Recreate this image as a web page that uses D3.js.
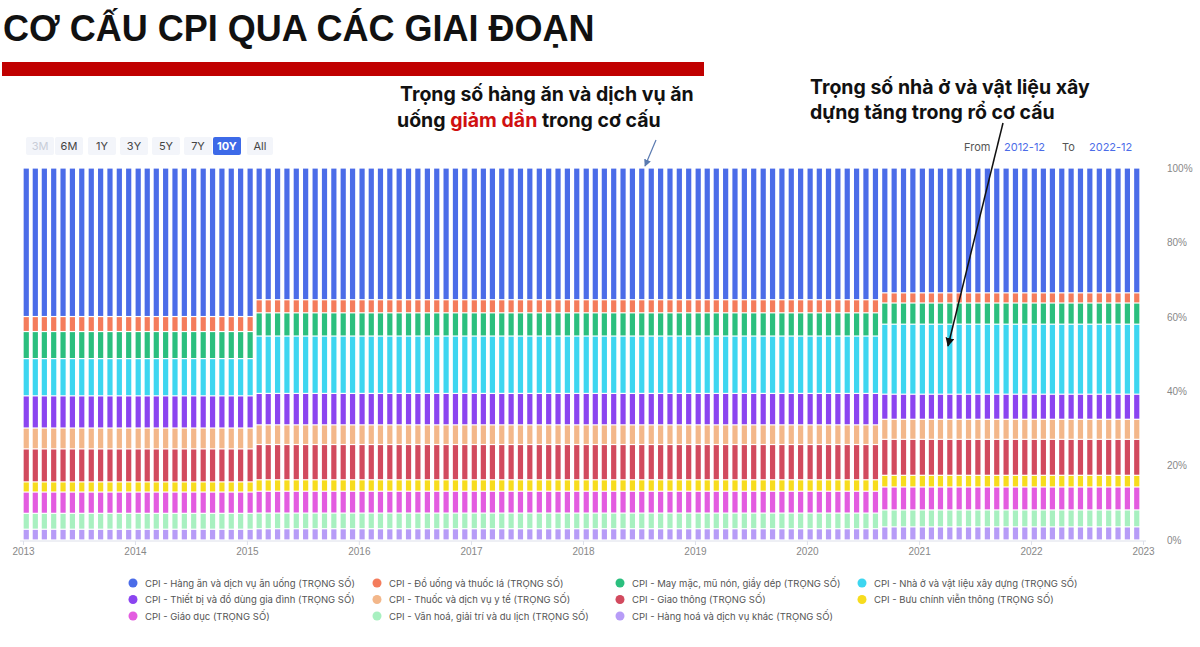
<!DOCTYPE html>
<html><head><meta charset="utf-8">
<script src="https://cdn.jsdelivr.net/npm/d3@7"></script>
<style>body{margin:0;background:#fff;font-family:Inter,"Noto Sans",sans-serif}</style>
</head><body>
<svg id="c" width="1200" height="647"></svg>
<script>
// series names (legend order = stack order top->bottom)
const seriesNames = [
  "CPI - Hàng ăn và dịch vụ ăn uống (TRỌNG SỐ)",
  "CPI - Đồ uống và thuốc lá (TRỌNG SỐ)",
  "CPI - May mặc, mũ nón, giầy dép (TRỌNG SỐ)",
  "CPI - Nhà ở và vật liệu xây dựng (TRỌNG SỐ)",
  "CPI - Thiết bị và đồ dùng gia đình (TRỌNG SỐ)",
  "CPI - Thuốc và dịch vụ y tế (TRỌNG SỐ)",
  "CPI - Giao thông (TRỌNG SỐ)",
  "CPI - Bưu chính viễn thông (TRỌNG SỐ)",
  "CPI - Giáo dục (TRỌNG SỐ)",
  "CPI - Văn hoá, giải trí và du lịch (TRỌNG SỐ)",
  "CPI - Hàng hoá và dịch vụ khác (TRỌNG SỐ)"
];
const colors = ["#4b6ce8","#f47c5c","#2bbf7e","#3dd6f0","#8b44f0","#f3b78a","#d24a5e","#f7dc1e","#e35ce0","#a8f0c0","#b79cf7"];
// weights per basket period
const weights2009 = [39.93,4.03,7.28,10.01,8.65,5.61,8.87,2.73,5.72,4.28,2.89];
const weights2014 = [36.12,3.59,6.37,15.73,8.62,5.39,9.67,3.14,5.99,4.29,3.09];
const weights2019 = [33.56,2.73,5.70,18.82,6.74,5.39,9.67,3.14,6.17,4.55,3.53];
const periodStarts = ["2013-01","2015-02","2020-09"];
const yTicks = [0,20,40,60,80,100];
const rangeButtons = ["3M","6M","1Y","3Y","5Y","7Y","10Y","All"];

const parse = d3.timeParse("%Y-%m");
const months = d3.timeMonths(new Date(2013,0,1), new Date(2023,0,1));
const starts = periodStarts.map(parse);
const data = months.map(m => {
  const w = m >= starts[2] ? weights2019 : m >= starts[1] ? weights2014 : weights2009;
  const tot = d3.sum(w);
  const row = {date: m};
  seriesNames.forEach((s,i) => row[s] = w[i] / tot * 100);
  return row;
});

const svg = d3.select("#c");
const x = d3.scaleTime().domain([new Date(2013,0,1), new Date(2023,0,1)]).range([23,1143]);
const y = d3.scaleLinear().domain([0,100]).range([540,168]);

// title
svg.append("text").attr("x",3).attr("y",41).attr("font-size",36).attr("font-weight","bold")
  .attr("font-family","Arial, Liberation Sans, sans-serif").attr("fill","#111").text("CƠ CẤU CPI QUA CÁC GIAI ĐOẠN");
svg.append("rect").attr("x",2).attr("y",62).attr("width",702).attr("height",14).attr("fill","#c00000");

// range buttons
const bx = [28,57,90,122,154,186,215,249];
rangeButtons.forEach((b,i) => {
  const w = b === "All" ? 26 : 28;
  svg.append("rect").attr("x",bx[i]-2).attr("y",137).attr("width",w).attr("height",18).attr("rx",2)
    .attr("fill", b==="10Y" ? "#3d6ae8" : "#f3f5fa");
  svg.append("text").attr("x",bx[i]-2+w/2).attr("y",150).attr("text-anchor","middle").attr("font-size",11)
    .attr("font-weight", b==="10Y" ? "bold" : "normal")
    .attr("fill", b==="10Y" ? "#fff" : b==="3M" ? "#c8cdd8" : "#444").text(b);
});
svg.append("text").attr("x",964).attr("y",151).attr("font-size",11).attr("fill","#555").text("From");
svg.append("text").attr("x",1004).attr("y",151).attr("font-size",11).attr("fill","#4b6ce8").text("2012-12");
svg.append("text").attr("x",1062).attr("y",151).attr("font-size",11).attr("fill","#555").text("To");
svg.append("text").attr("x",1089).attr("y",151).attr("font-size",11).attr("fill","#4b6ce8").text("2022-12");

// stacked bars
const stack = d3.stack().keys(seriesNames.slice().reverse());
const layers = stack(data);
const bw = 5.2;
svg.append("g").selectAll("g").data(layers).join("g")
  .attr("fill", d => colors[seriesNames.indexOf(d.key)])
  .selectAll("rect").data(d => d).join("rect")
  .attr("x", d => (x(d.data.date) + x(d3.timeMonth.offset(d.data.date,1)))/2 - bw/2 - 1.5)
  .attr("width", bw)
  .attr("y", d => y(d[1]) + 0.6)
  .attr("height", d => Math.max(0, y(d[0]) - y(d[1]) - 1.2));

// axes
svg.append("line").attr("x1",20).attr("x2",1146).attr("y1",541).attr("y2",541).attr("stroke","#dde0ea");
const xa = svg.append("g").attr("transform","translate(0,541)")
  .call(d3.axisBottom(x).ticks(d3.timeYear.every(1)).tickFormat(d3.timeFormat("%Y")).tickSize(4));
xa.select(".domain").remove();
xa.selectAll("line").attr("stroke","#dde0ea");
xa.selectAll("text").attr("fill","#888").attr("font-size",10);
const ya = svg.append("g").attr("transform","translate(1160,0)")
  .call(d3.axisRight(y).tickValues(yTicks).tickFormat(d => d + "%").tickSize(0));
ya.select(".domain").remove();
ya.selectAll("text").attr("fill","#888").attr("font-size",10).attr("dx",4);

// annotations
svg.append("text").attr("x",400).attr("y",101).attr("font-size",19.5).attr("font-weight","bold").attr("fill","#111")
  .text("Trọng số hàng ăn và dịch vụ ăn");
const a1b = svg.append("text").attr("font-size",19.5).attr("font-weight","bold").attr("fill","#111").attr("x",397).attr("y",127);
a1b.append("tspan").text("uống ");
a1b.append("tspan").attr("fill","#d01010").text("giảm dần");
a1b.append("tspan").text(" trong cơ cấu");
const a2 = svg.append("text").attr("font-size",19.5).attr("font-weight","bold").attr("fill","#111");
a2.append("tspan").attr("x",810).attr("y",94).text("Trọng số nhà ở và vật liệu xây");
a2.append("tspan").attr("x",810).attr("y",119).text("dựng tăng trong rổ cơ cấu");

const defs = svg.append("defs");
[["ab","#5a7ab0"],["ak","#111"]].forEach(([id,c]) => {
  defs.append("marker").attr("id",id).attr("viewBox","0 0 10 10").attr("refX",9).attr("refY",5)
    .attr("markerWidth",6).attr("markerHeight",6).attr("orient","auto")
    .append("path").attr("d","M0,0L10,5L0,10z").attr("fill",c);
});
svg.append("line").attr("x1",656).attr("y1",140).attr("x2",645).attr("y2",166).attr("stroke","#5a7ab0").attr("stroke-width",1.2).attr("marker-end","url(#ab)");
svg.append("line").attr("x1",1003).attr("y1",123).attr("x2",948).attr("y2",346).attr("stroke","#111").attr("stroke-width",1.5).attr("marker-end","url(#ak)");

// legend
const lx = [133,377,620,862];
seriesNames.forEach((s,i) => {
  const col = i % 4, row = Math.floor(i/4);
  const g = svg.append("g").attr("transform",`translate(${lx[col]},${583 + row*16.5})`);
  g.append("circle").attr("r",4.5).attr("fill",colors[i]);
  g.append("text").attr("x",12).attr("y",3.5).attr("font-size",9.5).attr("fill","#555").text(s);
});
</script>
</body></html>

• What the task asks
Pictures are to be left out; repeat all the remaining data exactly.

• Exercise answer
Recreate this image as a web page that uses D3.js.
<!DOCTYPE html>
<html><head><meta charset="utf-8">
<script src="https://cdn.jsdelivr.net/npm/d3@7"></script>
<style>body{margin:0;background:#fff;font-family:Inter,"Noto Sans",sans-serif}</style>
</head><body>
<svg id="c" width="1200" height="647"></svg>
<script>
// series names (legend order = stack order top->bottom)
const seriesNames = [
  "CPI - Hàng ăn và dịch vụ ăn uống (TRỌNG SỐ)",
  "CPI - Đồ uống và thuốc lá (TRỌNG SỐ)",
  "CPI - May mặc, mũ nón, giầy dép (TRỌNG SỐ)",
  "CPI - Nhà ở và vật liệu xây dựng (TRỌNG SỐ)",
  "CPI - Thiết bị và đồ dùng gia đình (TRỌNG SỐ)",
  "CPI - Thuốc và dịch vụ y tế (TRỌNG SỐ)",
  "CPI - Giao thông (TRỌNG SỐ)",
  "CPI - Bưu chính viễn thông (TRỌNG SỐ)",
  "CPI - Giáo dục (TRỌNG SỐ)",
  "CPI - Văn hoá, giải trí và du lịch (TRỌNG SỐ)",
  "CPI - Hàng hoá và dịch vụ khác (TRỌNG SỐ)"
];
const colors = ["#4b6ce8","#f47c5c","#2bbf7e","#3dd6f0","#8b44f0","#f3b78a","#d24a5e","#f7dc1e","#e35ce0","#a8f0c0","#b79cf7"];
// weights per basket period
const weights2009 = [39.93,4.03,7.28,10.01,8.65,5.61,8.87,2.73,5.72,4.28,2.89];
const weights2014 = [36.12,3.59,6.37,15.73,8.62,5.39,9.67,3.14,5.99,4.29,3.09];
const weights2019 = [33.56,2.73,5.70,18.82,6.74,5.39,9.67,3.14,6.17,4.55,3.53];
const periodStarts = ["2013-01","2015-02","2020-09"];
const yTicks = [0,20,40,60,80,100];
const rangeButtons = ["3M","6M","1Y","3Y","5Y","7Y","10Y","All"];

const parse = d3.timeParse("%Y-%m");
const months = d3.timeMonths(new Date(2013,0,1), new Date(2023,0,1));
const starts = periodStarts.map(parse);
const data = months.map(m => {
  const w = m >= starts[2] ? weights2019 : m >= starts[1] ? weights2014 : weights2009;
  const tot = d3.sum(w);
  const row = {date: m};
  seriesNames.forEach((s,i) => row[s] = w[i] / tot * 100);
  return row;
});

const svg = d3.select("#c");
const x = d3.scaleTime().domain([new Date(2013,0,1), new Date(2023,0,1)]).range([23,1143]);
const y = d3.scaleLinear().domain([0,100]).range([540,168]);

// title
svg.append("text").attr("x",3).attr("y",41).attr("font-size",36).attr("font-weight","bold")
  .attr("font-family","Arial, Liberation Sans, sans-serif").attr("fill","#111").text("CƠ CẤU CPI QUA CÁC GIAI ĐOẠN");
svg.append("rect").attr("x",2).attr("y",62).attr("width",702).attr("height",14).attr("fill","#c00000");

// range buttons
const bx = [28,57,90,122,154,186,215,249];
rangeButtons.forEach((b,i) => {
  const w = b === "All" ? 26 : 28;
  svg.append("rect").attr("x",bx[i]-2).attr("y",137).attr("width",w).attr("height",18).attr("rx",2)
    .attr("fill", b==="10Y" ? "#3d6ae8" : "#f3f5fa");
  svg.append("text").attr("x",bx[i]-2+w/2).attr("y",150).attr("text-anchor","middle").attr("font-size",11)
    .attr("font-weight", b==="10Y" ? "bold" : "normal")
    .attr("fill", b==="10Y" ? "#fff" : b==="3M" ? "#c8cdd8" : "#444").text(b);
});
svg.append("text").attr("x",964).attr("y",151).attr("font-size",11).attr("fill","#555").text("From");
svg.append("text").attr("x",1004).attr("y",151).attr("font-size",11).attr("fill","#4b6ce8").text("2012-12");
svg.append("text").attr("x",1062).attr("y",151).attr("font-size",11).attr("fill","#555").text("To");
svg.append("text").attr("x",1089).attr("y",151).attr("font-size",11).attr("fill","#4b6ce8").text("2022-12");

// stacked bars
const stack = d3.stack().keys(seriesNames.slice().reverse());
const layers = stack(data);
const bw = 5.2;
svg.append("g").selectAll("g").data(layers).join("g")
  .attr("fill", d => colors[seriesNames.indexOf(d.key)])
  .selectAll("rect").data(d => d).join("rect")
  .attr("x", d => (x(d.data.date) + x(d3.timeMonth.offset(d.data.date,1)))/2 - bw/2 - 1.5)
  .attr("width", bw)
  .attr("y", d => y(d[1]) + 0.6)
  .attr("height", d => Math.max(0, y(d[0]) - y(d[1]) - 1.2));

// axes
svg.append("line").attr("x1",20).attr("x2",1146).attr("y1",541).attr("y2",541).attr("stroke","#dde0ea");
const xa = svg.append("g").attr("transform","translate(0,541)")
  .call(d3.axisBottom(x).ticks(d3.timeYear.every(1)).tickFormat(d3.timeFormat("%Y")).tickSize(4));
xa.select(".domain").remove();
xa.selectAll("line").attr("stroke","#dde0ea");
xa.selectAll("text").attr("fill","#888").attr("font-size",10);
const ya = svg.append("g").attr("transform","translate(1160,0)")
  .call(d3.axisRight(y).tickValues(yTicks).tickFormat(d => d + "%").tickSize(0));
ya.select(".domain").remove();
ya.selectAll("text").attr("fill","#888").attr("font-size",10).attr("dx",4);

// annotations
svg.append("text").attr("x",400).attr("y",101).attr("font-size",19.5).attr("font-weight","bold").attr("fill","#111")
  .text("Trọng số hàng ăn và dịch vụ ăn");
const a1b = svg.append("text").attr("font-size",19.5).attr("font-weight","bold").attr("fill","#111").attr("x",397).attr("y",127);
a1b.append("tspan").text("uống ");
a1b.append("tspan").attr("fill","#d01010").text("giảm dần");
a1b.append("tspan").text(" trong cơ cấu");
const a2 = svg.append("text").attr("font-size",19.5).attr("font-weight","bold").attr("fill","#111");
a2.append("tspan").attr("x",810).attr("y",94).text("Trọng số nhà ở và vật liệu xây");
a2.append("tspan").attr("x",810).attr("y",119).text("dựng tăng trong rổ cơ cấu");

const defs = svg.append("defs");
[["ab","#5a7ab0"],["ak","#111"]].forEach(([id,c]) => {
  defs.append("marker").attr("id",id).attr("viewBox","0 0 10 10").attr("refX",9).attr("refY",5)
    .attr("markerWidth",6).attr("markerHeight",6).attr("orient","auto")
    .append("path").attr("d","M0,0L10,5L0,10z").attr("fill",c);
});
svg.append("line").attr("x1",656).attr("y1",140).attr("x2",645).attr("y2",166).attr("stroke","#5a7ab0").attr("stroke-width",1.2).attr("marker-end","url(#ab)");
svg.append("line").attr("x1",1003).attr("y1",123).attr("x2",948).attr("y2",346).attr("stroke","#111").attr("stroke-width",1.5).attr("marker-end","url(#ak)");

// legend
const lx = [133,377,620,862];
seriesNames.forEach((s,i) => {
  const col = i % 4, row = Math.floor(i/4);
  const g = svg.append("g").attr("transform",`translate(${lx[col]},${583 + row*16.5})`);
  g.append("circle").attr("r",4.5).attr("fill",colors[i]);
  g.append("text").attr("x",12).attr("y",3.5).attr("font-size",9.5).attr("fill","#555").text(s);
});
</script>
</body></html>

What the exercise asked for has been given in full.